* Dataset section:

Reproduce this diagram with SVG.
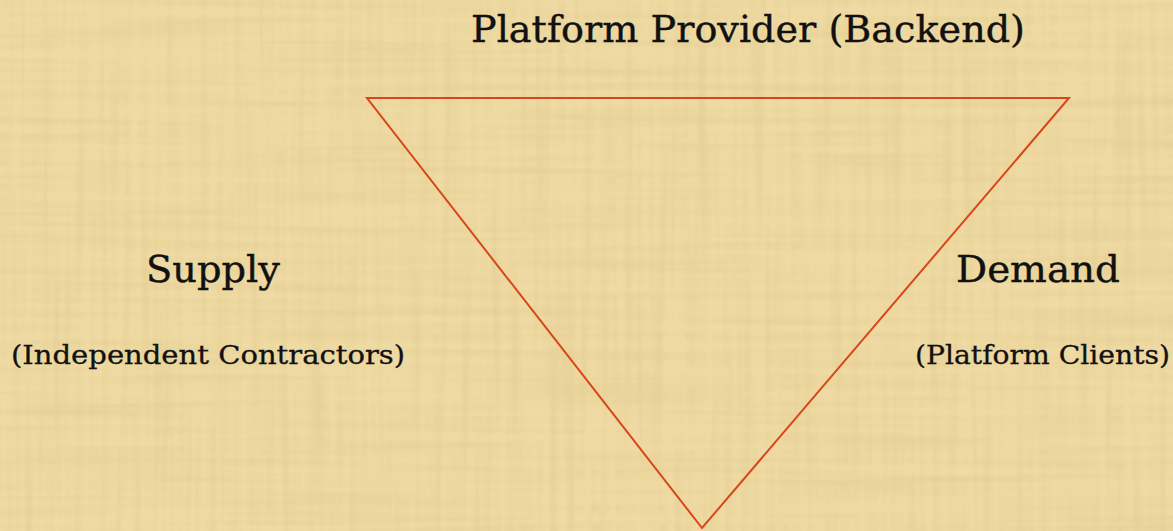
<svg xmlns="http://www.w3.org/2000/svg" width="1173" height="531" viewBox="0 0 1173 531">
  <defs>
    <style>
      .big { font-family: "DejaVu Serif", "Liberation Serif", serif; font-size: 37px; fill: #111; stroke: #111; stroke-width: 0.4px; }
      .small { font-family: "DejaVu Serif", "Liberation Serif", serif; font-size: 26px; fill: #111; stroke: #111; stroke-width: 0.3px; }
      .edge { stroke: #D8461C; stroke-width: 2; fill: none; stroke-linejoin: miter; }
    </style>
    <filter id="fibers" x="0" y="0" width="100%" height="100%">
      <feTurbulence type="fractalNoise" baseFrequency="0.004 0.12" numOctaves="2" seed="3" result="h"/>
      <feTurbulence type="fractalNoise" baseFrequency="0.12 0.004" numOctaves="2" seed="7" result="v"/>
      <feBlend in="h" in2="v" mode="multiply" result="m"/>
      <feColorMatrix in="m" type="matrix" values="0 0 0 0 0.55  0 0 0 0 0.42  0 0 0 0 0.15  -1.4 0 0 0 0.75"/>
    </filter>
  </defs>
  <rect id="background" x="0" y="0" width="1173" height="531" fill="#EFDAA3"/>
  <rect x="0" y="0" width="1173" height="531" filter="url(#fibers)" opacity="0.4"/>

  <g id="connectors">
    <polygon class="edge" points="367,98 1069,98 702,528"/>
  </g>

  <g id="node-platform">
    <text class="big" x="471" y="42" textLength="554" lengthAdjust="spacingAndGlyphs">Platform Provider (Backend)</text>
  </g>
  <g id="node-supply">
    <text class="big" x="146" y="282" textLength="134" lengthAdjust="spacingAndGlyphs">Supply</text>
    <text class="small" x="11" y="364" textLength="394" lengthAdjust="spacingAndGlyphs">(Independent Contractors)</text>
  </g>
  <g id="node-demand">
    <text class="big" x="956" y="282" textLength="164" lengthAdjust="spacingAndGlyphs">Demand</text>
    <text class="small" x="915" y="364" textLength="255" lengthAdjust="spacingAndGlyphs">(Platform Clients)</text>
  </g>
</svg>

* Stated goal: Reproduce the material in its entirety and word for word, without the pictures.

* Reply:
Reproduce this diagram with SVG.
<svg xmlns="http://www.w3.org/2000/svg" width="1173" height="531" viewBox="0 0 1173 531">
  <defs>
    <style>
      .big { font-family: "DejaVu Serif", "Liberation Serif", serif; font-size: 37px; fill: #111; stroke: #111; stroke-width: 0.4px; }
      .small { font-family: "DejaVu Serif", "Liberation Serif", serif; font-size: 26px; fill: #111; stroke: #111; stroke-width: 0.3px; }
      .edge { stroke: #D8461C; stroke-width: 2; fill: none; stroke-linejoin: miter; }
    </style>
    <filter id="fibers" x="0" y="0" width="100%" height="100%">
      <feTurbulence type="fractalNoise" baseFrequency="0.004 0.12" numOctaves="2" seed="3" result="h"/>
      <feTurbulence type="fractalNoise" baseFrequency="0.12 0.004" numOctaves="2" seed="7" result="v"/>
      <feBlend in="h" in2="v" mode="multiply" result="m"/>
      <feColorMatrix in="m" type="matrix" values="0 0 0 0 0.55  0 0 0 0 0.42  0 0 0 0 0.15  -1.4 0 0 0 0.75"/>
    </filter>
  </defs>
  <rect id="background" x="0" y="0" width="1173" height="531" fill="#EFDAA3"/>
  <rect x="0" y="0" width="1173" height="531" filter="url(#fibers)" opacity="0.4"/>

  <g id="connectors">
    <polygon class="edge" points="367,98 1069,98 702,528"/>
  </g>

  <g id="node-platform">
    <text class="big" x="471" y="42" textLength="554" lengthAdjust="spacingAndGlyphs">Platform Provider (Backend)</text>
  </g>
  <g id="node-supply">
    <text class="big" x="146" y="282" textLength="134" lengthAdjust="spacingAndGlyphs">Supply</text>
    <text class="small" x="11" y="364" textLength="394" lengthAdjust="spacingAndGlyphs">(Independent Contractors)</text>
  </g>
  <g id="node-demand">
    <text class="big" x="956" y="282" textLength="164" lengthAdjust="spacingAndGlyphs">Demand</text>
    <text class="small" x="915" y="364" textLength="255" lengthAdjust="spacingAndGlyphs">(Platform Clients)</text>
  </g>
</svg>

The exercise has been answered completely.